▶ **Given task**
Copy out the data below as written; omit any images.
[begin Provided material]
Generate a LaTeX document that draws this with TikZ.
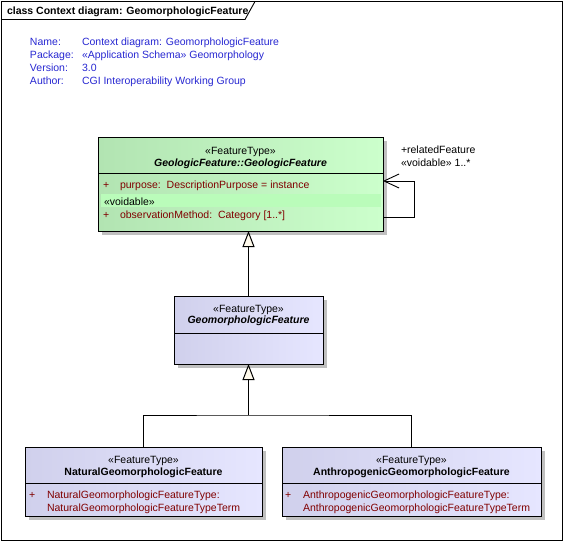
\documentclass[tikz,border=0pt]{standalone}
\usepackage{fontspec}
\setmainfont{Liberation Sans}
\usetikzlibrary{arrows.meta,calc,shadows}
\definecolor{hdrblue}{RGB}{40,40,210}
\definecolor{attrred}{RGB}{128,0,0}
\definecolor{greenL}{RGB}{178,228,178}
\definecolor{greenR}{RGB}{204,255,204}
\definecolor{greenBand}{RGB}{186,252,186}
\definecolor{lavL}{RGB}{208,208,236}
\definecolor{lavR}{RGB}{230,230,255}
\definecolor{cream}{RGB}{255,250,236}
\definecolor{shadowgray}{RGB}{192,192,192}
\begin{document}
\begin{tikzpicture}[x=1pt,y=-1pt,
  font=\fontsize{10.5}{12}\selectfont,
  every node/.style={inner sep=0pt, outer sep=0pt},
  classbox/.style={draw=black, line width=1pt, anchor=north west,
    drop shadow={shadow xshift=3.5pt, shadow yshift=-3.5pt, fill=shadowgray, opacity=1}},
  greenbox/.style={classbox, left color=greenL, right color=greenR},
  lavbox/.style={classbox, left color=lavL, right color=lavR},
  txt/.style={anchor=base west},
  ctxt/.style={anchor=base},
  hdr/.style={txt, text=hdrblue},
  attr/.style={txt, text=attrred},
  line/.style={draw=black, line width=1pt},
  sepline/.style={draw=black, line width=1pt},
  gen/.style={line, -{Triangle[length=16pt,width=12pt,fill=cream]}},
  assoc/.style={draw=black, line width=0.9pt, -{Straight Barb[length=15pt,width=14pt]}}
]
\useasboundingbox (0,0) rectangle (566,541);
\fill[white] (0,0) rectangle (566,541);
% frame
\draw[line width=0.9pt] (1.5,1.5) rectangle (562,540);
\draw[line width=0.9pt] (1.5,19.5) -- (245,19.5) -- (255,1.5);
\node[txt, font=\fontsize{10.5}{12}\selectfont\bfseries] (title) at (7,14) {class Context diagram: GeomorphologicFeature};
% header
\node[hdr] (hn) at (30,45) {Name:};
\node[hdr] (hp) at (30,58) {Package:};
\node[hdr] (hv) at (30,71) {Version:};
\node[hdr] (ha) at (30,84) {Author:};
\node[hdr] (vn) at (82,45) {Context diagram: GeomorphologicFeature};
\node[hdr] (vp) at (82,58) {«Application Schema» Geomorphology};
\node[hdr] (vv) at (82,71) {3.0};
\node[hdr] (va) at (82,84) {CGI Interoperability Working Group};

% GeologicFeature
\node[greenbox, minimum width=285pt, minimum height=94pt] (geo) at (98,137) {};
\fill[greenBand] ($(geo.north west)+(3,57)$) rectangle ($(geo.north east)+(-2,70)$);
\draw[sepline] ($(geo.north west)+(0,36)$) -- ($(geo.north east)+(0,36)$);
\node[ctxt] (geoS) at ($(geo.north)+(0,17)$) {«FeatureType»};
\node[ctxt, font=\fontsize{10.5}{12}\selectfont\bfseries\itshape] (geoN) at ($(geo.north)+(0,29)$) {GeologicFeature::GeologicFeature};
\node[attr] (geoP1) at (103,188) {+};
\node[attr] (geoA1) at (120,188) {purpose:\ \ DescriptionPurpose = instance};
\node[txt] (geoV) at (104,205) {«voidable»};
\node[attr] (geoP2) at (103,218) {+};
\node[attr] (geoA2) at (120,218) {observationMethod:\ \ Category [1..*]};
% self association
\draw[assoc] ($(geo.east)+(0,33)$) -- ++(31,0) -- ++(0,-36) -- ($(geo.east)+(0,-3)$);
\node[txt] (relA) at (401,153) {+relatedFeature};
\node[txt] (relB) at (401,166) {«voidable» 1..*};

% GeomorphologicFeature
\node[lavbox, minimum width=149pt, minimum height=68pt] (geom) at (174,296) {};
\draw[sepline] ($(geom.north west)+(0,37)$) -- ($(geom.north east)+(0,37)$);
\node[ctxt] (geomS) at ($(geom.north)+(0,16)$) {«FeatureType»};
\node[ctxt, font=\fontsize{10.5}{12}\selectfont\bfseries\itshape] (geomN) at ($(geom.north)+(0,27)$) {GeomorphologicFeature};

% Natural
\node[lavbox, minimum width=237pt, minimum height=69pt] (nat) at (25,447) {};
\draw[sepline] ($(nat.north west)+(0,36)$) -- ($(nat.north east)+(0,36)$);
\node[ctxt] (natS) at ($(nat.north)+(0,16)$) {«FeatureType»};
\node[ctxt, font=\fontsize{10.5}{12}\selectfont\bfseries] (natN) at ($(nat.north)+(0,28)$) {NaturalGeomorphologicFeature};
\node[attr] (natP) at (29,498) {+};
\node[attr] (natA1) at (47,498) {NaturalGeomorphologicFeatureType:};
\node[attr] (natA2) at (47,511) {NaturalGeomorphologicFeatureTypeTerm};

% Anthropogenic
\node[lavbox, minimum width=259pt, minimum height=69pt] (anth) at (282,447) {};
\draw[sepline] ($(anth.north west)+(0,36)$) -- ($(anth.north east)+(0,36)$);
\node[ctxt] (anthS) at ($(anth.north)+(0,16)$) {«FeatureType»};
\node[ctxt, font=\fontsize{10.5}{12}\selectfont\bfseries] (anthN) at ($(anth.north)+(0,28)$) {AnthropogenicGeomorphologicFeature};
\node[attr] (anthP) at (285,498) {+};
\node[attr] (anthA1) at (303,498) {AnthropogenicGeomorphologicFeatureType:};
\node[attr] (anthA2) at (303,511) {AnthropogenicGeomorphologicFeatureTypeTerm};

% generalizations
\draw[gen] (geom.north) -- (geo.south -| geom.north);
\coordinate (junc) at ($(geom.south)+(0,51)$);
\draw[gen] (junc) -- (geom.south);
\draw[line] (nat.north) |- (junc) -| (anth.north);
\end{tikzpicture}
\end{document}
[end Provided material]
▶ **Output**
Generate a LaTeX document that draws this with TikZ.
\documentclass[tikz,border=0pt]{standalone}
\usepackage{fontspec}
\setmainfont{Liberation Sans}
\usetikzlibrary{arrows.meta,calc,shadows}
\definecolor{hdrblue}{RGB}{40,40,210}
\definecolor{attrred}{RGB}{128,0,0}
\definecolor{greenL}{RGB}{178,228,178}
\definecolor{greenR}{RGB}{204,255,204}
\definecolor{greenBand}{RGB}{186,252,186}
\definecolor{lavL}{RGB}{208,208,236}
\definecolor{lavR}{RGB}{230,230,255}
\definecolor{cream}{RGB}{255,250,236}
\definecolor{shadowgray}{RGB}{192,192,192}
\begin{document}
\begin{tikzpicture}[x=1pt,y=-1pt,
  font=\fontsize{10.5}{12}\selectfont,
  every node/.style={inner sep=0pt, outer sep=0pt},
  classbox/.style={draw=black, line width=1pt, anchor=north west,
    drop shadow={shadow xshift=3.5pt, shadow yshift=-3.5pt, fill=shadowgray, opacity=1}},
  greenbox/.style={classbox, left color=greenL, right color=greenR},
  lavbox/.style={classbox, left color=lavL, right color=lavR},
  txt/.style={anchor=base west},
  ctxt/.style={anchor=base},
  hdr/.style={txt, text=hdrblue},
  attr/.style={txt, text=attrred},
  line/.style={draw=black, line width=1pt},
  sepline/.style={draw=black, line width=1pt},
  gen/.style={line, -{Triangle[length=16pt,width=12pt,fill=cream]}},
  assoc/.style={draw=black, line width=0.9pt, -{Straight Barb[length=15pt,width=14pt]}}
]
\useasboundingbox (0,0) rectangle (566,541);
\fill[white] (0,0) rectangle (566,541);
% frame
\draw[line width=0.9pt] (1.5,1.5) rectangle (562,540);
\draw[line width=0.9pt] (1.5,19.5) -- (245,19.5) -- (255,1.5);
\node[txt, font=\fontsize{10.5}{12}\selectfont\bfseries] (title) at (7,14) {class Context diagram: GeomorphologicFeature};
% header
\node[hdr] (hn) at (30,45) {Name:};
\node[hdr] (hp) at (30,58) {Package:};
\node[hdr] (hv) at (30,71) {Version:};
\node[hdr] (ha) at (30,84) {Author:};
\node[hdr] (vn) at (82,45) {Context diagram: GeomorphologicFeature};
\node[hdr] (vp) at (82,58) {«Application Schema» Geomorphology};
\node[hdr] (vv) at (82,71) {3.0};
\node[hdr] (va) at (82,84) {CGI Interoperability Working Group};

% GeologicFeature
\node[greenbox, minimum width=285pt, minimum height=94pt] (geo) at (98,137) {};
\fill[greenBand] ($(geo.north west)+(3,57)$) rectangle ($(geo.north east)+(-2,70)$);
\draw[sepline] ($(geo.north west)+(0,36)$) -- ($(geo.north east)+(0,36)$);
\node[ctxt] (geoS) at ($(geo.north)+(0,17)$) {«FeatureType»};
\node[ctxt, font=\fontsize{10.5}{12}\selectfont\bfseries\itshape] (geoN) at ($(geo.north)+(0,29)$) {GeologicFeature::GeologicFeature};
\node[attr] (geoP1) at (103,188) {+};
\node[attr] (geoA1) at (120,188) {purpose:\ \ DescriptionPurpose = instance};
\node[txt] (geoV) at (104,205) {«voidable»};
\node[attr] (geoP2) at (103,218) {+};
\node[attr] (geoA2) at (120,218) {observationMethod:\ \ Category [1..*]};
% self association
\draw[assoc] ($(geo.east)+(0,33)$) -- ++(31,0) -- ++(0,-36) -- ($(geo.east)+(0,-3)$);
\node[txt] (relA) at (401,153) {+relatedFeature};
\node[txt] (relB) at (401,166) {«voidable» 1..*};

% GeomorphologicFeature
\node[lavbox, minimum width=149pt, minimum height=68pt] (geom) at (174,296) {};
\draw[sepline] ($(geom.north west)+(0,37)$) -- ($(geom.north east)+(0,37)$);
\node[ctxt] (geomS) at ($(geom.north)+(0,16)$) {«FeatureType»};
\node[ctxt, font=\fontsize{10.5}{12}\selectfont\bfseries\itshape] (geomN) at ($(geom.north)+(0,27)$) {GeomorphologicFeature};

% Natural
\node[lavbox, minimum width=237pt, minimum height=69pt] (nat) at (25,447) {};
\draw[sepline] ($(nat.north west)+(0,36)$) -- ($(nat.north east)+(0,36)$);
\node[ctxt] (natS) at ($(nat.north)+(0,16)$) {«FeatureType»};
\node[ctxt, font=\fontsize{10.5}{12}\selectfont\bfseries] (natN) at ($(nat.north)+(0,28)$) {NaturalGeomorphologicFeature};
\node[attr] (natP) at (29,498) {+};
\node[attr] (natA1) at (47,498) {NaturalGeomorphologicFeatureType:};
\node[attr] (natA2) at (47,511) {NaturalGeomorphologicFeatureTypeTerm};

% Anthropogenic
\node[lavbox, minimum width=259pt, minimum height=69pt] (anth) at (282,447) {};
\draw[sepline] ($(anth.north west)+(0,36)$) -- ($(anth.north east)+(0,36)$);
\node[ctxt] (anthS) at ($(anth.north)+(0,16)$) {«FeatureType»};
\node[ctxt, font=\fontsize{10.5}{12}\selectfont\bfseries] (anthN) at ($(anth.north)+(0,28)$) {AnthropogenicGeomorphologicFeature};
\node[attr] (anthP) at (285,498) {+};
\node[attr] (anthA1) at (303,498) {AnthropogenicGeomorphologicFeatureType:};
\node[attr] (anthA2) at (303,511) {AnthropogenicGeomorphologicFeatureTypeTerm};

% generalizations
\draw[gen] (geom.north) -- (geo.south -| geom.north);
\coordinate (junc) at ($(geom.south)+(0,51)$);
\draw[gen] (junc) -- (geom.south);
\draw[line] (nat.north) |- (junc) -| (anth.north);
\end{tikzpicture}
\end{document}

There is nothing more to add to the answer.